To create a searchLine query in Rego for this case, you need to think of the path as if you were dealing with a YAML/JSON file. This way, the query will be capable of locating vulnerabilities in all three types of Ansible host files.

Allowing users to overwrite query data¶

Starting on v1.3.5, KICS started to support custom data overwriting on queries. This can be useful if users want to provide their own dataset or if users have different datasets for multiple environments. This can be supported easily following some steps:

Create a data.json file on the same level as query.rego;
Define ALL keys that can be overwritten with their default value;
On query.rego file, use data.<key_on_data_json_file> to access the value of this key;

With these simple steps, users will be able to overwrite the keys they want, elsewhere will use the default value.

Query Dependencies¶

If you want to use the functions defined in your own library, you should use the flag -b to indicate the directory where the libraries are placed.
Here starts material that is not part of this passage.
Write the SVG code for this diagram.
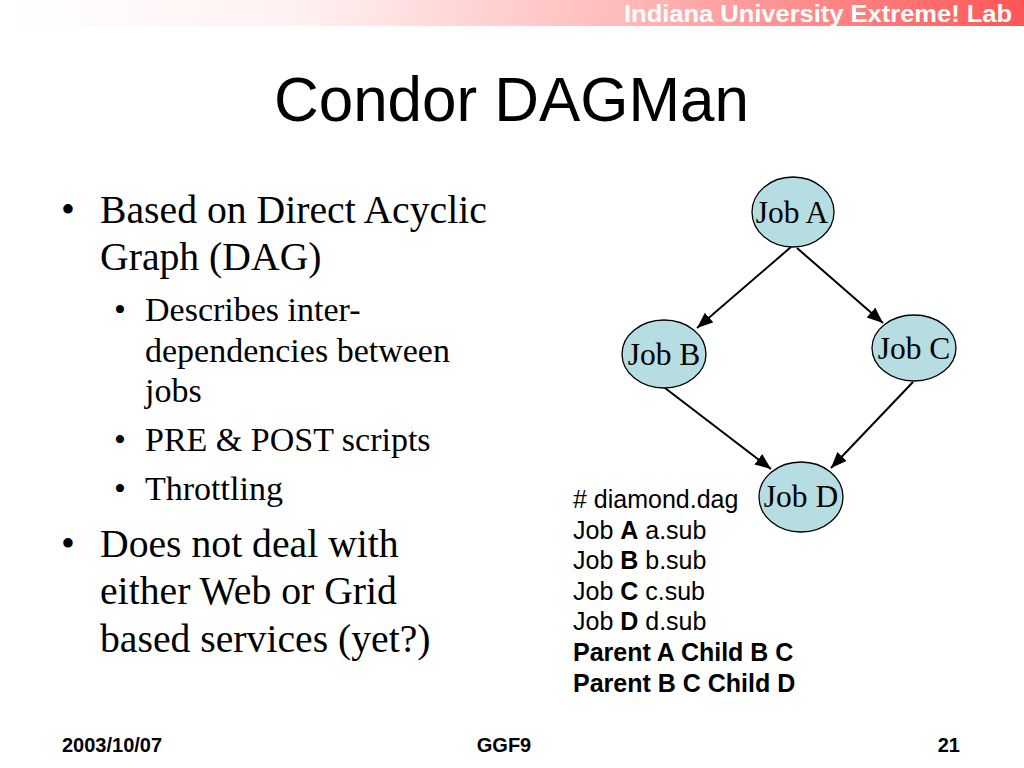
<svg xmlns="http://www.w3.org/2000/svg" width="1024" height="768" viewBox="0 0 1024 768">
  <style>
    .serif { font-family: "Liberation Serif", "Times New Roman", serif; fill: #000; }
    .sans { font-family: "Liberation Sans", Arial, sans-serif; fill: #000; }
    .l1 { font-size: 39.7px; }
    .l2 { font-size: 34px; }
    .code { font-size: 25px; }
    .b { font-weight: bold; }
    .node ellipse { fill: #b6dde2; stroke: #000; stroke-width: 1.3; }
    .node text { font-family: "Liberation Serif", "Times New Roman", serif; font-size: 31.5px; text-anchor: middle; fill: #000; }
    .edge { stroke: #000; stroke-width: 2; fill: none; marker-end: url(#arrow); }
    .foot { font-family: "Liberation Sans", Arial, sans-serif; font-size: 20px; font-weight: bold; fill: #000; }
  </style>
  <defs>
    <linearGradient id="band" x1="0" y1="0" x2="1" y2="0">
      <stop offset="0" stop-color="#ffffff"/>
      <stop offset="0.3" stop-color="#fff0f0"/>
      <stop offset="0.6" stop-color="#ffbcbc"/>
      <stop offset="1" stop-color="#ff5555"/>
    </linearGradient>
    <marker id="arrow" markerUnits="userSpaceOnUse" markerWidth="18" markerHeight="14" refX="16" refY="6.5" orient="auto">
      <path d="M0,0 L16,6.5 L0,13 z" fill="#000"/>
    </marker>
  </defs>
  <rect width="1024" height="768" fill="#ffffff"/>
  <g id="header">
    <rect x="0" y="0" width="1024" height="26" fill="url(#band)"/>
    <text x="1012" y="22" text-anchor="end" font-family="'Liberation Sans', Arial, sans-serif" font-size="24" font-weight="bold" fill="#ffffff" textLength="388" lengthAdjust="spacingAndGlyphs">Indiana University Extreme! Lab</text>
  </g>
  <g id="title">
    <text x="274" y="121" class="sans" font-size="63" textLength="475" lengthAdjust="spacingAndGlyphs">Condor DAGMan</text>
  </g>
  <g id="bullets">
    <text x="61" y="223" class="serif l1">•</text>
    <text x="100" y="223" class="serif l1">Based on Direct Acyclic</text>
    <text x="100" y="270" class="serif l1">Graph (DAG)</text>
    <text x="114" y="321" class="serif l2">•</text>
    <text x="145" y="321" class="serif l2">Describes inter-</text>
    <text x="145" y="362" class="serif l2">dependencies between</text>
    <text x="145" y="402" class="serif l2">jobs</text>
    <text x="114" y="451" class="serif l2">•</text>
    <text x="145" y="451" class="serif l2">PRE &amp; POST scripts</text>
    <text x="114" y="500" class="serif l2">•</text>
    <text x="145" y="500" class="serif l2">Throttling</text>
    <text x="61" y="557" class="serif l1">•</text>
    <text x="100" y="557" class="serif l1">Does not deal with</text>
    <text x="100" y="604" class="serif l1">either Web or Grid</text>
    <text x="100" y="652" class="serif l1">based services (yet?)</text>
  </g>
  <g id="code" class="sans code">
    <text x="573" y="508" class="sans code"># diamond.dag</text>
    <text x="573" y="539" class="sans code">Job <tspan class="b">A</tspan> a.sub</text>
    <text x="573" y="569" class="sans code">Job <tspan class="b">B</tspan> b.sub</text>
    <text x="573" y="600" class="sans code">Job <tspan class="b">C</tspan> c.sub</text>
    <text x="573" y="630" class="sans code">Job <tspan class="b">D</tspan> d.sub</text>
    <text x="573" y="661" class="sans code b">Parent A Child B C</text>
    <text x="573" y="692" class="sans code b">Parent B C Child D</text>
  </g>
  <g id="connectors">
    <line class="edge" x1="791" y1="247" x2="697" y2="328"/>
    <line class="edge" x1="797" y1="248" x2="883" y2="323"/>
    <line class="edge" x1="665" y1="388" x2="771" y2="469"/>
    <line class="edge" x1="913" y1="382" x2="831" y2="468"/>
  </g>
  <g id="jobA" class="node">
    <ellipse cx="793" cy="212" rx="41" ry="35"/>
    <text x="792" y="223">Job A</text>
  </g>
  <g id="jobB" class="node">
    <ellipse cx="664" cy="354" rx="42" ry="34"/>
    <text x="664" y="365">Job B</text>
  </g>
  <g id="jobC" class="node">
    <ellipse cx="914" cy="348" rx="42" ry="33"/>
    <text x="914" y="359">Job C</text>
  </g>
  <g id="jobD" class="node">
    <ellipse cx="801" cy="497" rx="42" ry="35"/>
    <text x="801" y="507">Job D</text>
  </g>
  <g id="footer">
    <text x="62" y="752" class="foot">2003/10/07</text>
    <text x="504" y="752" class="foot" text-anchor="middle">GGF9</text>
    <text x="960" y="752" class="foot" text-anchor="end">21</text>
  </g>
</svg>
The functions need to be grouped by platform and the library name should follow the following format: <platform>.rego. It doesn't matter your directory structure. In other words, for example, if you want to indicate a directory that contains a library for your terraform queries, you should group your functions (used in your terraform queries) in a file named terraform.rego wherever you want.